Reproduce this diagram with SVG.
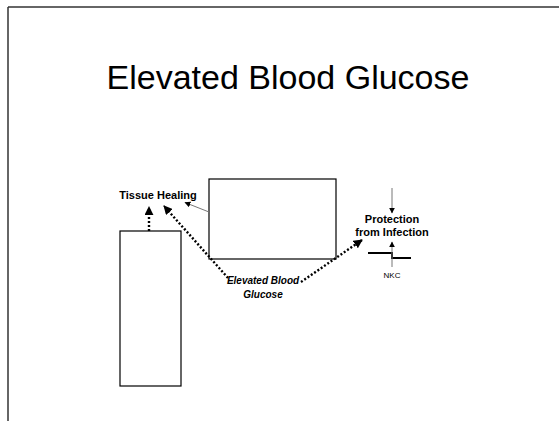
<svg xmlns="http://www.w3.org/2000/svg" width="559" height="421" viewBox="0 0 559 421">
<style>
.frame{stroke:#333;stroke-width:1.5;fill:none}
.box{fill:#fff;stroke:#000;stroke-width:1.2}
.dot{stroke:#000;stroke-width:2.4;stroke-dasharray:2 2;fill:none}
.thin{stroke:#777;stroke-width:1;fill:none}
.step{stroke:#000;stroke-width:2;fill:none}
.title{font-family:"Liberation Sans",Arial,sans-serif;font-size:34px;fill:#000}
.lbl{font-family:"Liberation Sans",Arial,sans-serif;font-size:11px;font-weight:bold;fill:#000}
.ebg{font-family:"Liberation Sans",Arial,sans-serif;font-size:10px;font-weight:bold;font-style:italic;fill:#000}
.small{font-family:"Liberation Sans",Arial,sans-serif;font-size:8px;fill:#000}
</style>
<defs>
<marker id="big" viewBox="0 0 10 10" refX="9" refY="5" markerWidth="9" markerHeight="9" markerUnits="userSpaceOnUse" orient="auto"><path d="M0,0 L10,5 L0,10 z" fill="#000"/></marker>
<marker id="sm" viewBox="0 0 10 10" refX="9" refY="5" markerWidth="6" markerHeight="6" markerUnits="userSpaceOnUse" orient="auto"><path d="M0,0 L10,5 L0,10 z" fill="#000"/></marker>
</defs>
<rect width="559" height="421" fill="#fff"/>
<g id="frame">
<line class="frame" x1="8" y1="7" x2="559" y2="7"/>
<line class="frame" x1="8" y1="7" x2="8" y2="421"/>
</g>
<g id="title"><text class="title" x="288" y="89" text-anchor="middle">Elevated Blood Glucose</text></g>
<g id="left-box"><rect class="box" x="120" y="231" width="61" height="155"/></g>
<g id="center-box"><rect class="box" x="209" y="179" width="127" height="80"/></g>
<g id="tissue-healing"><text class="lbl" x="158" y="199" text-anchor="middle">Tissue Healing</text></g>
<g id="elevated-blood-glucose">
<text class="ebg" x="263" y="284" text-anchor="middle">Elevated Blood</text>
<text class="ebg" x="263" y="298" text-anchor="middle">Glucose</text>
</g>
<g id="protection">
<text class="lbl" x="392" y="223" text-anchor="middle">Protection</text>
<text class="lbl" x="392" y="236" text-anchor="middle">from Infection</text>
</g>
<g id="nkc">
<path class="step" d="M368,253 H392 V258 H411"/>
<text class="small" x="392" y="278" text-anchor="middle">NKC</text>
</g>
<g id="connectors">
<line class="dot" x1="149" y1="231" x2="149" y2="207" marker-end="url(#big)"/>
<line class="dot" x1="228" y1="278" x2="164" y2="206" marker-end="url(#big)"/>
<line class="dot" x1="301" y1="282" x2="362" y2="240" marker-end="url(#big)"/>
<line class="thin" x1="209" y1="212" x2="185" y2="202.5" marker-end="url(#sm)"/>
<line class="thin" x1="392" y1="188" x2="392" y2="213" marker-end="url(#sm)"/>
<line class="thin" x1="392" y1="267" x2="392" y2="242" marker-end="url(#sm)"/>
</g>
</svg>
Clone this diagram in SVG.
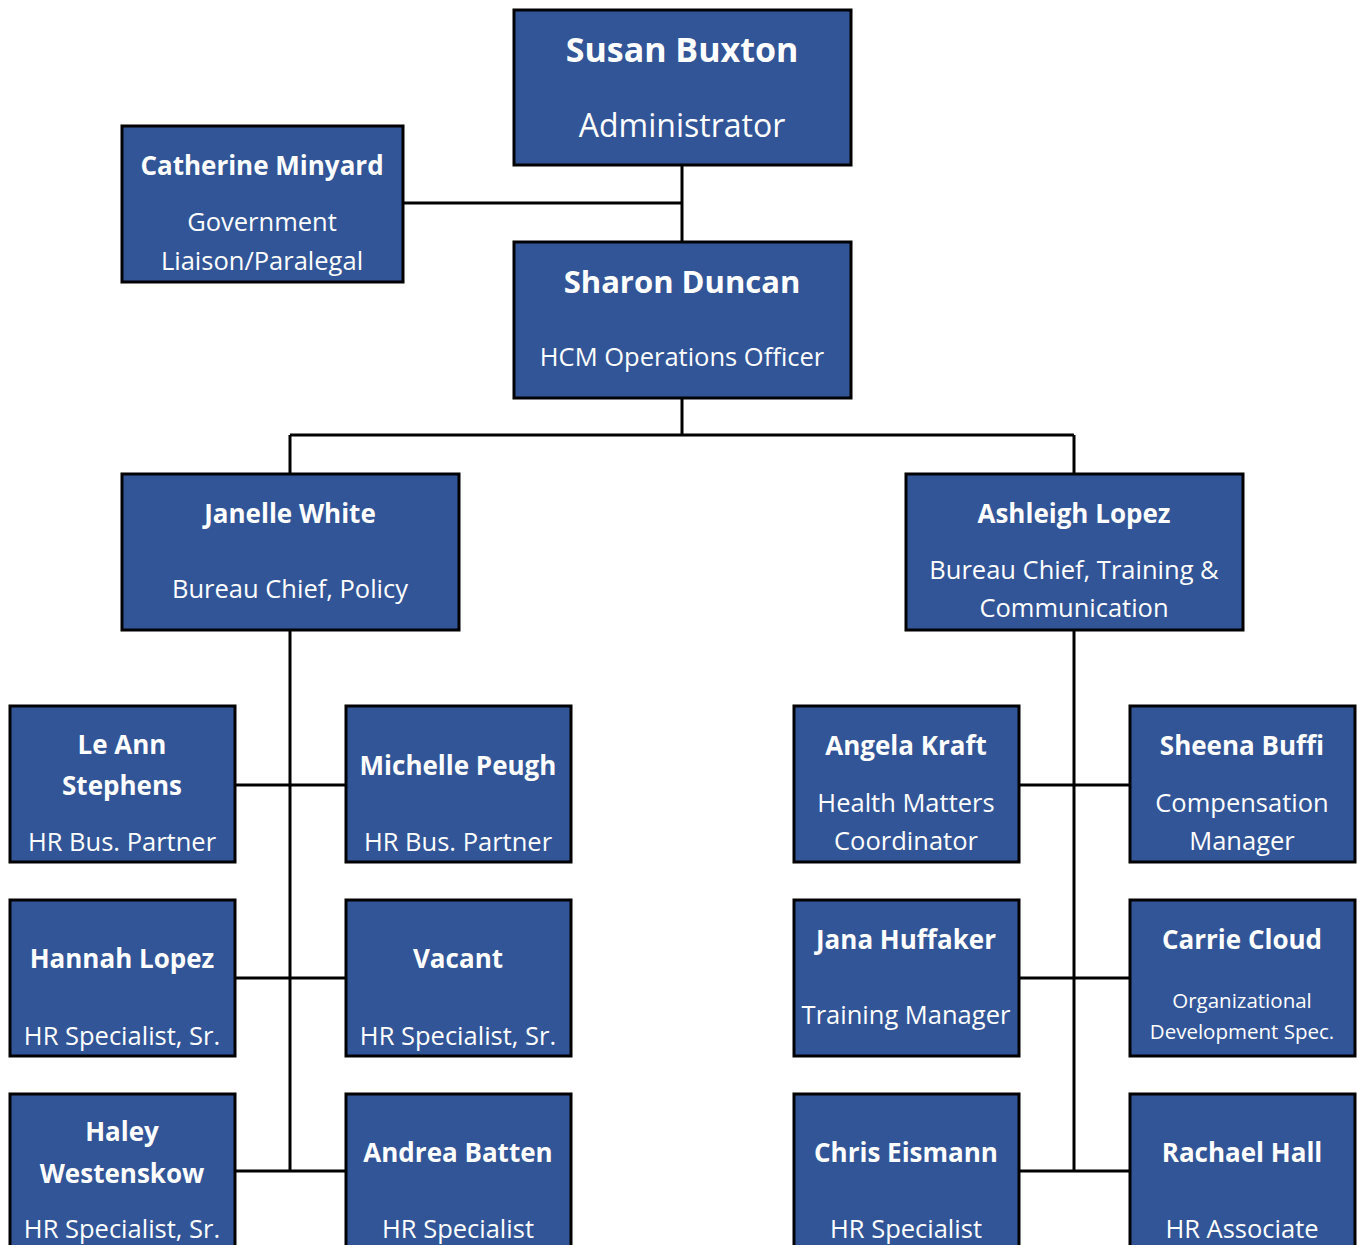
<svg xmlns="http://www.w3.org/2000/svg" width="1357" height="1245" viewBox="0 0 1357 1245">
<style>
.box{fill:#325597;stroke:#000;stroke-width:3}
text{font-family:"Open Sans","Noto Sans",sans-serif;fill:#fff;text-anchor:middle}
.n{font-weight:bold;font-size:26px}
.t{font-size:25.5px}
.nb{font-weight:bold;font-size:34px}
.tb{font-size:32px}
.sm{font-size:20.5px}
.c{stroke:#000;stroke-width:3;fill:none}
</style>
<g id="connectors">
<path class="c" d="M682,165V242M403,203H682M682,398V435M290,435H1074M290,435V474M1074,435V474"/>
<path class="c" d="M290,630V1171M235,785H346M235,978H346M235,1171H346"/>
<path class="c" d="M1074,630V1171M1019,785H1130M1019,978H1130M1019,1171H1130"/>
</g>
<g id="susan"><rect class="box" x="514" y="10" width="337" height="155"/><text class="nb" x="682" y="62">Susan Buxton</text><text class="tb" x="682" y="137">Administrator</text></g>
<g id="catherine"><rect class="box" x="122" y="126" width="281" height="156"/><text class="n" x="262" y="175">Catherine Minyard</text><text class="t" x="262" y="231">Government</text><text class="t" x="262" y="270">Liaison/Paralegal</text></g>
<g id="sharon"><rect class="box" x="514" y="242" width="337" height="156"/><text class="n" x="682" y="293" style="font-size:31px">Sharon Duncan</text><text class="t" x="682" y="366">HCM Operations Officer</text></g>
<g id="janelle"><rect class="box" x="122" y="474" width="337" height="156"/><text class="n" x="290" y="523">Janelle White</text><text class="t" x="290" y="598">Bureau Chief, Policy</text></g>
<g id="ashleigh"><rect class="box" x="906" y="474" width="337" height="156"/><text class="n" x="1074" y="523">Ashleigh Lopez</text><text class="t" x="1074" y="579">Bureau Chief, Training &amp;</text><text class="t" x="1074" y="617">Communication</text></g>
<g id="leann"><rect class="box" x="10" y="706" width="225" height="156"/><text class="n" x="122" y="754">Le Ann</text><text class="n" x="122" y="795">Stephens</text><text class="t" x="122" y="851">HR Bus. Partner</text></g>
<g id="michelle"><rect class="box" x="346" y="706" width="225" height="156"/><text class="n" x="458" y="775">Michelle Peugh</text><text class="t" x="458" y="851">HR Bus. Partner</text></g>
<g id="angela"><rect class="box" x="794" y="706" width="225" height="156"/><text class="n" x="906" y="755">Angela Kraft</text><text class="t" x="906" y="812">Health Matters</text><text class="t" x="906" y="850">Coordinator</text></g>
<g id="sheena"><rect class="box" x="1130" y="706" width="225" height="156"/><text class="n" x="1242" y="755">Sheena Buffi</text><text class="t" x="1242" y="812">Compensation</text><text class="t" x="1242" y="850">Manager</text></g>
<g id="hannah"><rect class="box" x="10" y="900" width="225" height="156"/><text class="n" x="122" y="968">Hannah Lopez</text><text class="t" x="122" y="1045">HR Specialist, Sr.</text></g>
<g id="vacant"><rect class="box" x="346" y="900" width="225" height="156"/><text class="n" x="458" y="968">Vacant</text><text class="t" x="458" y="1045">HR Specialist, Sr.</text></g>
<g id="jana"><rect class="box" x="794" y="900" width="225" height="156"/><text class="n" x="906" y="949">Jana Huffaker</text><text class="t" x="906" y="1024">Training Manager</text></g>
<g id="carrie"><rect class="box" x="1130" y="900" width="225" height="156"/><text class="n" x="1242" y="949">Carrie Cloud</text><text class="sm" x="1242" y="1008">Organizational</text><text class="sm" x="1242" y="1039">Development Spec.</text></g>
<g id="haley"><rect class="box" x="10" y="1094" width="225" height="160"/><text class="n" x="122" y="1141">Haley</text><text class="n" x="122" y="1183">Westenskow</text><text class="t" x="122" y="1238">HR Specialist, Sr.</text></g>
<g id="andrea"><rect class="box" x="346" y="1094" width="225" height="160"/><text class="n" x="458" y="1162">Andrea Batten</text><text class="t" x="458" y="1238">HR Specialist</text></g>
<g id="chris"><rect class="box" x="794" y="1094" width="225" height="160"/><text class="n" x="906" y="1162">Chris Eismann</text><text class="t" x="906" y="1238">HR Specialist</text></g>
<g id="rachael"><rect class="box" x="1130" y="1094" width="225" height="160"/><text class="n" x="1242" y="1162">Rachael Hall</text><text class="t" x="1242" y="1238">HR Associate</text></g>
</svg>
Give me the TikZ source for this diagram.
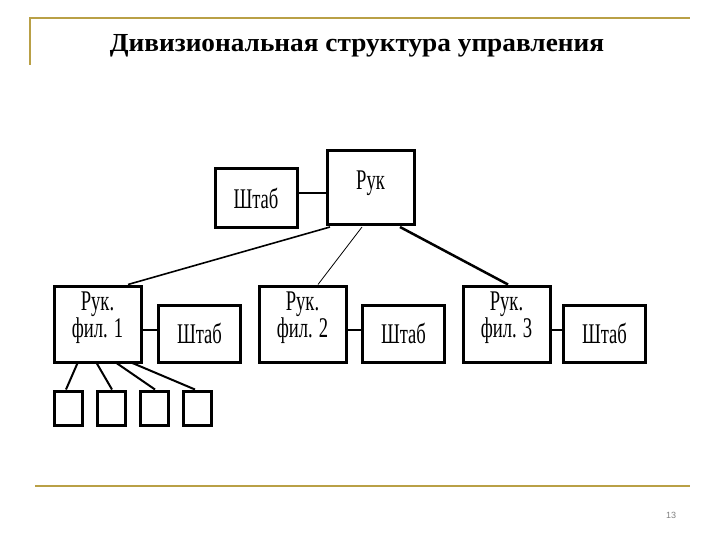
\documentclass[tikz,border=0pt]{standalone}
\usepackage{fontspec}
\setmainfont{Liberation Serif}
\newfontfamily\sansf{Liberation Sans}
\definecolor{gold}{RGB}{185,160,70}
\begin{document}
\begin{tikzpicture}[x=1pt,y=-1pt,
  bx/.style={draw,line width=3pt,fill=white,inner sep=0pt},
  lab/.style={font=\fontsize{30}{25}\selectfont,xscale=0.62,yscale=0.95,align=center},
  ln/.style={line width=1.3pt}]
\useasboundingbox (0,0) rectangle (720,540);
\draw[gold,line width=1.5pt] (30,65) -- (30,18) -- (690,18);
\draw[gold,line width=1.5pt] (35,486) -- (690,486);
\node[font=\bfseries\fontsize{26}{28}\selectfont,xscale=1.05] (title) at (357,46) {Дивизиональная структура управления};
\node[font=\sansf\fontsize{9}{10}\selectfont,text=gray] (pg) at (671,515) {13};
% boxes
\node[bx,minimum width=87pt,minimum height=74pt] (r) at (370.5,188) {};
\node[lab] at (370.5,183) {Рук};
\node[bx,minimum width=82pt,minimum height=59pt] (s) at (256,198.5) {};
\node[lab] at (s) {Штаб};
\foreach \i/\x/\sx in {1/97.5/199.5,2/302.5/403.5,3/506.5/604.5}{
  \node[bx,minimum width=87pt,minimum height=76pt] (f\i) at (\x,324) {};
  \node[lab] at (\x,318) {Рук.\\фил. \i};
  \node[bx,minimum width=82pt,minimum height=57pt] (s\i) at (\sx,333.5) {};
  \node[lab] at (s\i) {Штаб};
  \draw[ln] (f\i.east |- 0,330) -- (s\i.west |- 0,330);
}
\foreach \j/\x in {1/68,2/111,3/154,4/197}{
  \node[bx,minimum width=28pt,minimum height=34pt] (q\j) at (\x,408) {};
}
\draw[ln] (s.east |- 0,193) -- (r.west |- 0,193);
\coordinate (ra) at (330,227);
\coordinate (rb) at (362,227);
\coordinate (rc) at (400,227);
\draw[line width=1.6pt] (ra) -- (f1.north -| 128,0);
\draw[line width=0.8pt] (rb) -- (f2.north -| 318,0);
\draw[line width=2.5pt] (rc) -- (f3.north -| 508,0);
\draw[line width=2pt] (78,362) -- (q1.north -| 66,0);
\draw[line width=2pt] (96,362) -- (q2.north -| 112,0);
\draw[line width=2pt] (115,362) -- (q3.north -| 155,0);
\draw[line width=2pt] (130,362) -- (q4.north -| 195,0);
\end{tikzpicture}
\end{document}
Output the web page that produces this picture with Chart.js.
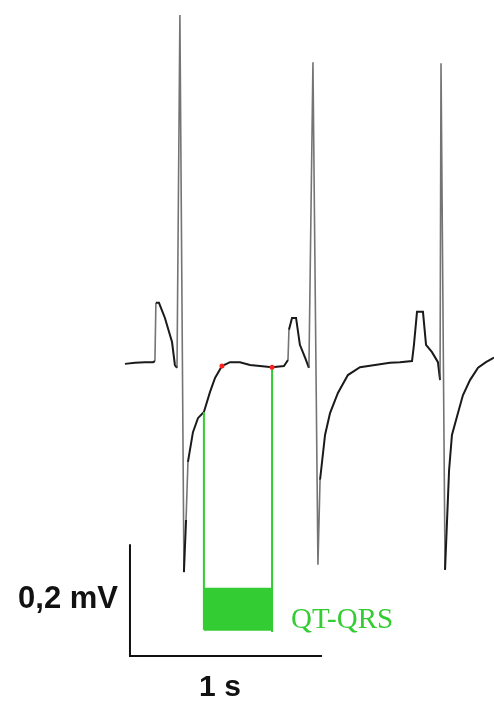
-----
▸ **TASK TO COMPLETE**
Pick out the lines that have the word "diagram". Copy them all.

▸ **PROBLEM SOLUTION**
Reproduce this diagram with SVG.
Clone this diagram in SVG.
Give me the TikZ source for this diagram.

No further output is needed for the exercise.